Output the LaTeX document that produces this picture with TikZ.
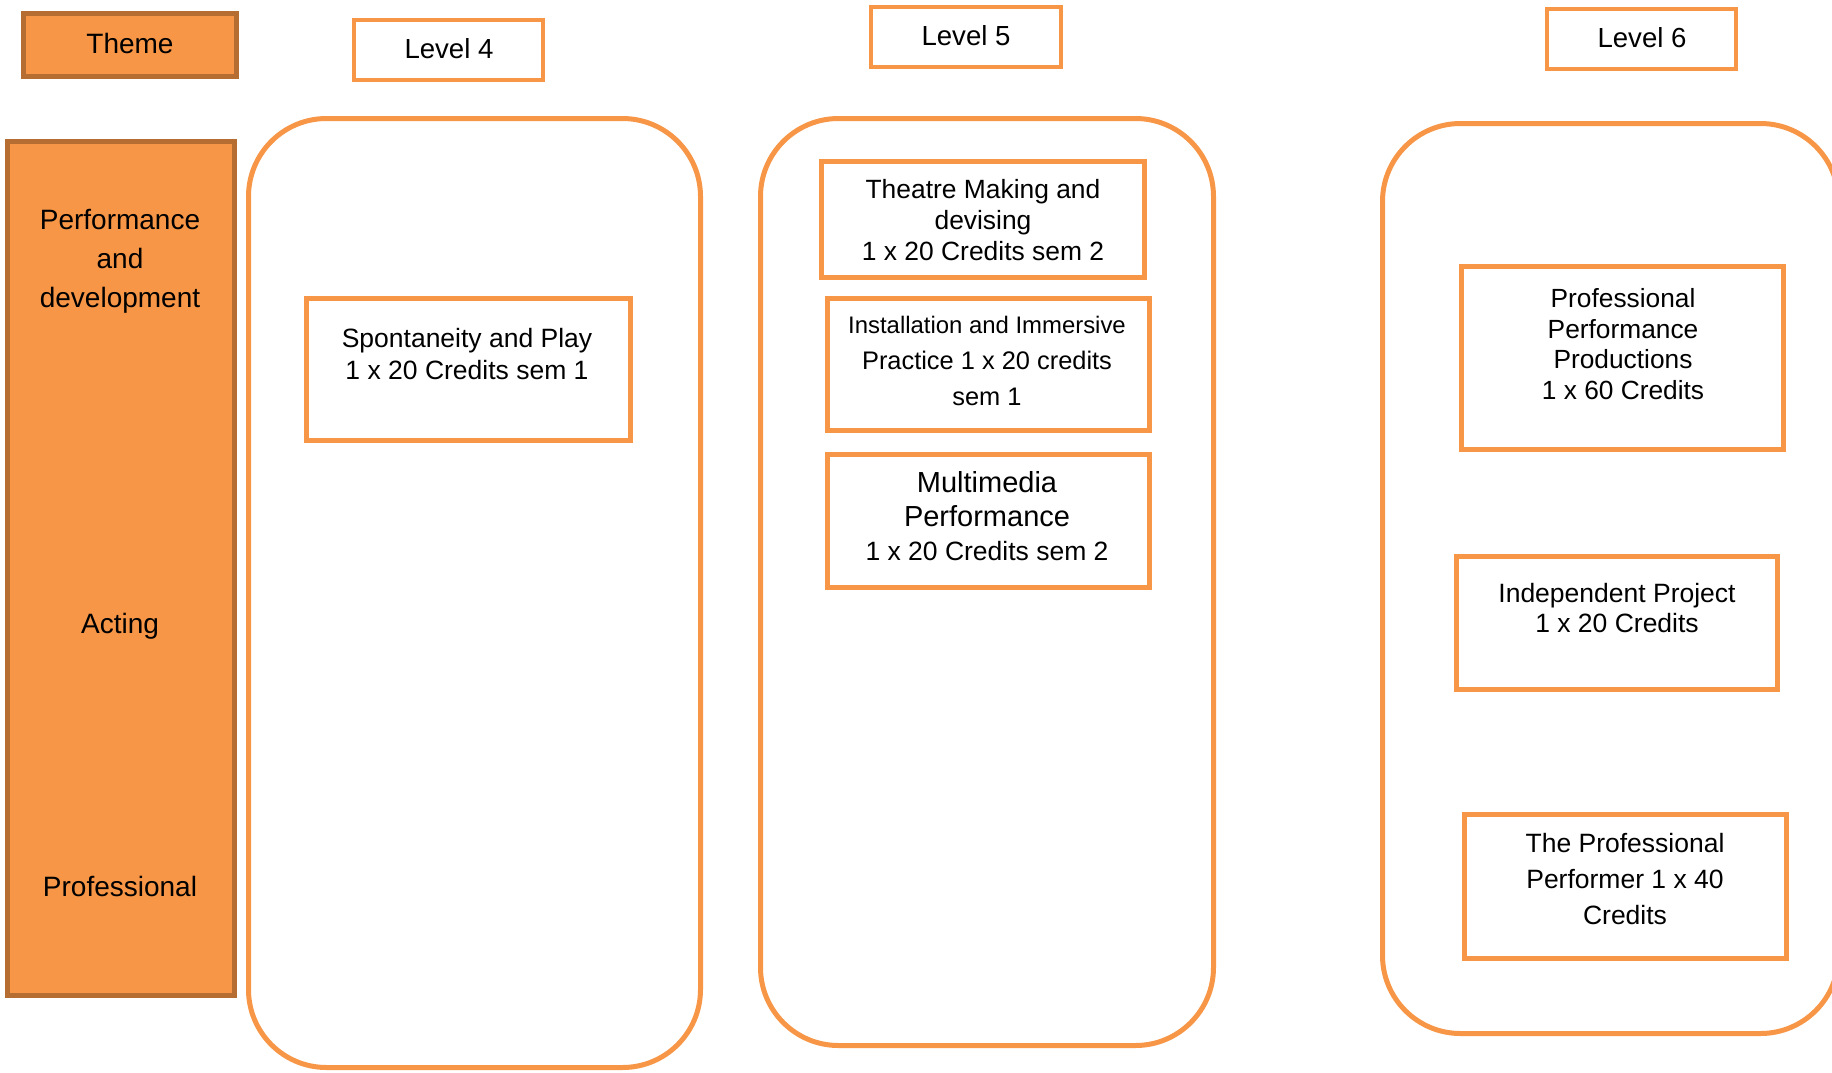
\documentclass[tikz,border=0pt]{standalone}
\usepackage{fontspec}
\setmainfont{Liberation Sans}
\definecolor{org}{HTML}{F79646}
\definecolor{brn}{HTML}{B66D31}
\begin{document}
\begin{tikzpicture}[x=1pt,y=-1pt,
  every node/.style={inner sep=0pt, outer sep=0pt},
  themebox/.style={draw=brn, fill=org, line width=5pt, rectangle},
  lvlbox/.style={draw=org, line width=4pt, fill=white, rectangle},
  modbox/.style={draw=org, line width=5pt, fill=white, rectangle},
  colbox/.style={draw=org, line width=5pt, rectangle, rounded corners=78pt},
  txt/.style={align=center, text=black, font=\fontsize{26.5}{31.5}\selectfont},
  bigtxt/.style={align=center, text=black, font=\fontsize{28}{39}\selectfont}]
\useasboundingbox (0,0) rectangle (1832,1072);
% theme column
\node[themebox, minimum width=213pt, minimum height=63pt] (theme) at (130,45) {};
\node[themebox, minimum width=227pt, minimum height=854pt] (themecol) at (121,568.5) {};
% columns
\node[colbox, minimum width=452pt, minimum height=949pt] (col4) at (474.5,593) {};
\node[colbox, minimum width=453pt, minimum height=927pt] (col5) at (987,582) {};
\node[colbox, minimum width=456pt, minimum height=910pt] (col6) at (1610.5,578.5) {};
% level boxes
\node[lvlbox, minimum width=189pt, minimum height=60pt] (l4) at (448.5,50) {};
\node[lvlbox, minimum width=190pt, minimum height=60pt] (l5) at (966,37) {};
\node[lvlbox, minimum width=189pt, minimum height=60pt] (l6) at (1641.5,39) {};
% module boxes
\node[modbox, minimum width=324pt, minimum height=142pt] (spont) at (468.5,369.5) {};
\node[modbox, minimum width=323pt, minimum height=116pt] (theatre) at (983,219.5) {};
\node[modbox, minimum width=322pt, minimum height=132pt] (install) at (988.5,364.5) {};
\node[modbox, minimum width=322pt, minimum height=133pt] (multi) at (988.5,521) {};
\node[modbox, minimum width=322pt, minimum height=183pt] (ppp) at (1622.5,358) {};
\node[modbox, minimum width=321pt, minimum height=133pt] (indep) at (1617,623) {};
\node[modbox, minimum width=322pt, minimum height=144pt] (tpp) at (1625.5,886.5) {};
% texts
\node[bigtxt] (themet) at (130,43) {Theme};
\node[bigtxt] (perft) at (120,261.5) {Performance\\and\\development};
\node[bigtxt] (actt) at (120,626.5) {Acting};
\node[bigtxt] (proft) at (120,886.5) {Professional};
\node[txt, font=\fontsize{27.6}{32}\selectfont] (l4t) at (449,49) {Level 4};
\node[txt, font=\fontsize{27.6}{32}\selectfont] (l5t) at (966,36) {Level 5};
\node[txt, font=\fontsize{27.6}{32}\selectfont] (l6t) at (1642,38) {Level 6};
\node[txt] (spontt) at (467,354) {Spontaneity and Play\\1 x 20 Credits sem 1};
\node[txt, font=\fontsize{26.4}{31}\selectfont] (theatret) at (983,220) {Theatre Making and\\devising\\1 x 20 Credits sem 2};
\node[txt, font=\fontsize{25.4}{35.6}\selectfont] (installt) at (987,361) {{\fontsize{23.9}{35.6}\selectfont Installation and Immersive}\\Practice 1 x 20 credits\\sem 1};
\node[txt, font=\fontsize{29}{34}\selectfont] (multit) at (987,516) {Multimedia\\Performance\\{\fontsize{26.5}{33}\selectfont 1 x 20 Credits sem 2}};
\node[txt, font=\fontsize{26.3}{30.7}\selectfont] (pppt) at (1623,344) {Professional\\Performance\\Productions\\1 x 60 Credits};
\node[txt, font=\fontsize{26.5}{30}\selectfont] (indept) at (1617,608) {Independent Project\\1 x 20 Credits};
\node[txt, font=\fontsize{26.5}{36}\selectfont] (tppt) at (1625,879) {The Professional\\Performer 1 x 40\\Credits};
\end{tikzpicture}
\end{document}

_Exercise_
Reproduce each line word for word and drop the pictures.

_Answer to the exercise_
Output the LaTeX document that produces this picture with TikZ.
\documentclass[tikz,border=0pt]{standalone}
\usepackage{fontspec}
\setmainfont{Liberation Sans}
\definecolor{org}{HTML}{F79646}
\definecolor{brn}{HTML}{B66D31}
\begin{document}
\begin{tikzpicture}[x=1pt,y=-1pt,
  every node/.style={inner sep=0pt, outer sep=0pt},
  themebox/.style={draw=brn, fill=org, line width=5pt, rectangle},
  lvlbox/.style={draw=org, line width=4pt, fill=white, rectangle},
  modbox/.style={draw=org, line width=5pt, fill=white, rectangle},
  colbox/.style={draw=org, line width=5pt, rectangle, rounded corners=78pt},
  txt/.style={align=center, text=black, font=\fontsize{26.5}{31.5}\selectfont},
  bigtxt/.style={align=center, text=black, font=\fontsize{28}{39}\selectfont}]
\useasboundingbox (0,0) rectangle (1832,1072);
% theme column
\node[themebox, minimum width=213pt, minimum height=63pt] (theme) at (130,45) {};
\node[themebox, minimum width=227pt, minimum height=854pt] (themecol) at (121,568.5) {};
% columns
\node[colbox, minimum width=452pt, minimum height=949pt] (col4) at (474.5,593) {};
\node[colbox, minimum width=453pt, minimum height=927pt] (col5) at (987,582) {};
\node[colbox, minimum width=456pt, minimum height=910pt] (col6) at (1610.5,578.5) {};
% level boxes
\node[lvlbox, minimum width=189pt, minimum height=60pt] (l4) at (448.5,50) {};
\node[lvlbox, minimum width=190pt, minimum height=60pt] (l5) at (966,37) {};
\node[lvlbox, minimum width=189pt, minimum height=60pt] (l6) at (1641.5,39) {};
% module boxes
\node[modbox, minimum width=324pt, minimum height=142pt] (spont) at (468.5,369.5) {};
\node[modbox, minimum width=323pt, minimum height=116pt] (theatre) at (983,219.5) {};
\node[modbox, minimum width=322pt, minimum height=132pt] (install) at (988.5,364.5) {};
\node[modbox, minimum width=322pt, minimum height=133pt] (multi) at (988.5,521) {};
\node[modbox, minimum width=322pt, minimum height=183pt] (ppp) at (1622.5,358) {};
\node[modbox, minimum width=321pt, minimum height=133pt] (indep) at (1617,623) {};
\node[modbox, minimum width=322pt, minimum height=144pt] (tpp) at (1625.5,886.5) {};
% texts
\node[bigtxt] (themet) at (130,43) {Theme};
\node[bigtxt] (perft) at (120,261.5) {Performance\\and\\development};
\node[bigtxt] (actt) at (120,626.5) {Acting};
\node[bigtxt] (proft) at (120,886.5) {Professional};
\node[txt, font=\fontsize{27.6}{32}\selectfont] (l4t) at (449,49) {Level 4};
\node[txt, font=\fontsize{27.6}{32}\selectfont] (l5t) at (966,36) {Level 5};
\node[txt, font=\fontsize{27.6}{32}\selectfont] (l6t) at (1642,38) {Level 6};
\node[txt] (spontt) at (467,354) {Spontaneity and Play\\1 x 20 Credits sem 1};
\node[txt, font=\fontsize{26.4}{31}\selectfont] (theatret) at (983,220) {Theatre Making and\\devising\\1 x 20 Credits sem 2};
\node[txt, font=\fontsize{25.4}{35.6}\selectfont] (installt) at (987,361) {{\fontsize{23.9}{35.6}\selectfont Installation and Immersive}\\Practice 1 x 20 credits\\sem 1};
\node[txt, font=\fontsize{29}{34}\selectfont] (multit) at (987,516) {Multimedia\\Performance\\{\fontsize{26.5}{33}\selectfont 1 x 20 Credits sem 2}};
\node[txt, font=\fontsize{26.3}{30.7}\selectfont] (pppt) at (1623,344) {Professional\\Performance\\Productions\\1 x 60 Credits};
\node[txt, font=\fontsize{26.5}{30}\selectfont] (indept) at (1617,608) {Independent Project\\1 x 20 Credits};
\node[txt, font=\fontsize{26.5}{36}\selectfont] (tppt) at (1625,879) {The Professional\\Performer 1 x 40\\Credits};
\end{tikzpicture}
\end{document}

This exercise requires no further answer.